Oct. 4, 2012
The scathing US Senate report released early this week is 141 pages of fascinating reading but it could cause a real confidence crisis for those who still think that trading liberty for security is a decent bargain.
Besides the fact that the Dept. of Homeland Security doesn’t know exactly how much it has given to states and cities for the Fusion Centers or how that money was spent, the Secretary of DHS, Janet Napolitano dubbed “Big Sis” by Matt Drudge, also has trouble getting her facts straight.
Fusion Centers have been at the center of many, many civil liberty scandals since they were created and a wide swath of concerned or active Americans from right to left have found themselves lumped in with or labeled as “extremists” at some point or another by the dubious ‘intelligence’ that the spy centers produce. I hope they are all enjoying the fact that the Centers and Big Sis herself, are getting a little, long overdue scrutiny but also hope that they take this report to their state legislators and demand that the “pools of ineptitude and civil liberties intrusions” in their states be examined just as closely.

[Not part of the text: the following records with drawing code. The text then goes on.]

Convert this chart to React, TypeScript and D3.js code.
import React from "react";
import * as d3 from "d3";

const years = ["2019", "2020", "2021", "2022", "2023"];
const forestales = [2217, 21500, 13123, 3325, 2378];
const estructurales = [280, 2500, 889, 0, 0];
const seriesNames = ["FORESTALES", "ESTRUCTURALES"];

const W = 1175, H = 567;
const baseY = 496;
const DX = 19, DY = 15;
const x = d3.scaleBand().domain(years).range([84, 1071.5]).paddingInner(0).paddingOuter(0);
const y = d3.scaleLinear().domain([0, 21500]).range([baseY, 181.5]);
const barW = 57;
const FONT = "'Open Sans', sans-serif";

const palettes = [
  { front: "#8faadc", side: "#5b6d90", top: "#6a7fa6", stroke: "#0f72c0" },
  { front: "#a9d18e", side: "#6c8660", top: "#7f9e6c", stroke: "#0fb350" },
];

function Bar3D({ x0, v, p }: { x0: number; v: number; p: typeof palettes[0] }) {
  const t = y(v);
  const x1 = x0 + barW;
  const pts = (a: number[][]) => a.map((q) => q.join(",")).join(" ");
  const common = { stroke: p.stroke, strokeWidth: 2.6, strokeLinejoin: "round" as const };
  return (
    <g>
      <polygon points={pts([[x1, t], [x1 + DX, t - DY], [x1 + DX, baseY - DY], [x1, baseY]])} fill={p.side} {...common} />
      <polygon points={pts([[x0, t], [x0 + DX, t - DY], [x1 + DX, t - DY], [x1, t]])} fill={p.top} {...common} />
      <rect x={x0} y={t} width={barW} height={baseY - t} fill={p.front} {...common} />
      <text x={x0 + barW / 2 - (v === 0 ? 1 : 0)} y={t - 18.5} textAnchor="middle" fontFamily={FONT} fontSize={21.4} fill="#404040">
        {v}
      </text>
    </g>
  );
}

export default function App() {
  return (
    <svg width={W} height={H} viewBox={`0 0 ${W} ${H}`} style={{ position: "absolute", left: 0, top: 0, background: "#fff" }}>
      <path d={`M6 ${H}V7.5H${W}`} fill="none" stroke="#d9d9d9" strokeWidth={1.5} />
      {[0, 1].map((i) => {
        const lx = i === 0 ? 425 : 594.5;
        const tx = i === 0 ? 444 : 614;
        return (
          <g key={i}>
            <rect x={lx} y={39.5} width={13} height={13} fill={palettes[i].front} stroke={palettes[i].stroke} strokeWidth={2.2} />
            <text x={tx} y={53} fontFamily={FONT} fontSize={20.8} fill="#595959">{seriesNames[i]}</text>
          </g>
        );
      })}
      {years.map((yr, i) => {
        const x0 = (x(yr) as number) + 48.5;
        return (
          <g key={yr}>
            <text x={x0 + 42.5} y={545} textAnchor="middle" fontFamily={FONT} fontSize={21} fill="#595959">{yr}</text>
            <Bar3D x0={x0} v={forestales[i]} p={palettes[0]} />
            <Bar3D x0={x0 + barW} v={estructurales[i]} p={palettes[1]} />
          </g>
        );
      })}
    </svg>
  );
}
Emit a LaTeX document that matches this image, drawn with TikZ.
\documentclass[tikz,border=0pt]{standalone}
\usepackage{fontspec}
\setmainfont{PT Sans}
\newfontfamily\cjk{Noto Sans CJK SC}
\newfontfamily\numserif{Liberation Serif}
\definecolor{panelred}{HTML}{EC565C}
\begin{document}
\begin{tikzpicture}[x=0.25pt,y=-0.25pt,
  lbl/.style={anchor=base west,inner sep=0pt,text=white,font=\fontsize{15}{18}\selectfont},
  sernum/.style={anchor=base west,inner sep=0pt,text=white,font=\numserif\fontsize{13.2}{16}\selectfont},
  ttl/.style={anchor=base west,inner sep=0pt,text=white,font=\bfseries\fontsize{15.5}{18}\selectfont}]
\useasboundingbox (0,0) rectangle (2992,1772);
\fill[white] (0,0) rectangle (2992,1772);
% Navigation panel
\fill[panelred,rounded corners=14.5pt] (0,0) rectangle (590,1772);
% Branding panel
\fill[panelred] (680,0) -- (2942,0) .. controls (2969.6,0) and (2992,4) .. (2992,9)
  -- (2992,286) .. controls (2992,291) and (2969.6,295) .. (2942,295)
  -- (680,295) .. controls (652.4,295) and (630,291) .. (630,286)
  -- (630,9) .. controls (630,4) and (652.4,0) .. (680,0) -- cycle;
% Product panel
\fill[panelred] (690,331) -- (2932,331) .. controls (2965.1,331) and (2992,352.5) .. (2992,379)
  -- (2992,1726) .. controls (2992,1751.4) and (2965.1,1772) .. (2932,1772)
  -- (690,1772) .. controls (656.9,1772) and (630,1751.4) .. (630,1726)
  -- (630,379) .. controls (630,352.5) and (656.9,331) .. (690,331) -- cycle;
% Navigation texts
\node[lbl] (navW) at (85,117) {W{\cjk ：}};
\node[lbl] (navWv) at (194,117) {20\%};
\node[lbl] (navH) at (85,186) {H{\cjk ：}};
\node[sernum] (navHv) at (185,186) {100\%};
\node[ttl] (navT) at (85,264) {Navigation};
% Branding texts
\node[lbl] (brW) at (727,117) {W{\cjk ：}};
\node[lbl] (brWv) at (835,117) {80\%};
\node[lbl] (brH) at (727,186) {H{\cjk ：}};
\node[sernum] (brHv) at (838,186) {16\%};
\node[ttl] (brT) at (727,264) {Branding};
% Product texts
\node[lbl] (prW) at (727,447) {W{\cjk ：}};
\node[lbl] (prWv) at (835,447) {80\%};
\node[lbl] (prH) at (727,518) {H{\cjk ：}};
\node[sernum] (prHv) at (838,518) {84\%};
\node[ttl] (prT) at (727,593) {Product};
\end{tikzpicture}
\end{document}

Homeland Security Secretary Janet Napolitano repeatedly misled lawmakers about one of her department’s signature initiatives, the development of special centers where state and local police could share information about terrorism and other crimes with their federal counterparts, a bipartisan report from the Senate Permanent Subcommittee on Investigations states.
Ms. Napolitano failed to report to Congress serious problems with the so-called “fusion center” program, according to the report. She insisted publicly that the program was a success, but two reports from her own department found, what congressman called, “serious problems” with the fusion centers.
“The findings of both the 2010 and 2011 assessments contradict public statements by [Homeland Security] officials” including congressional testimony from Ms. Napolitano, the report states.
Investigators also found that Ms. Napolitano and other officials repeatedly claimed there were 72 fusion centers around the country, when internal documents revealed that there were only 68.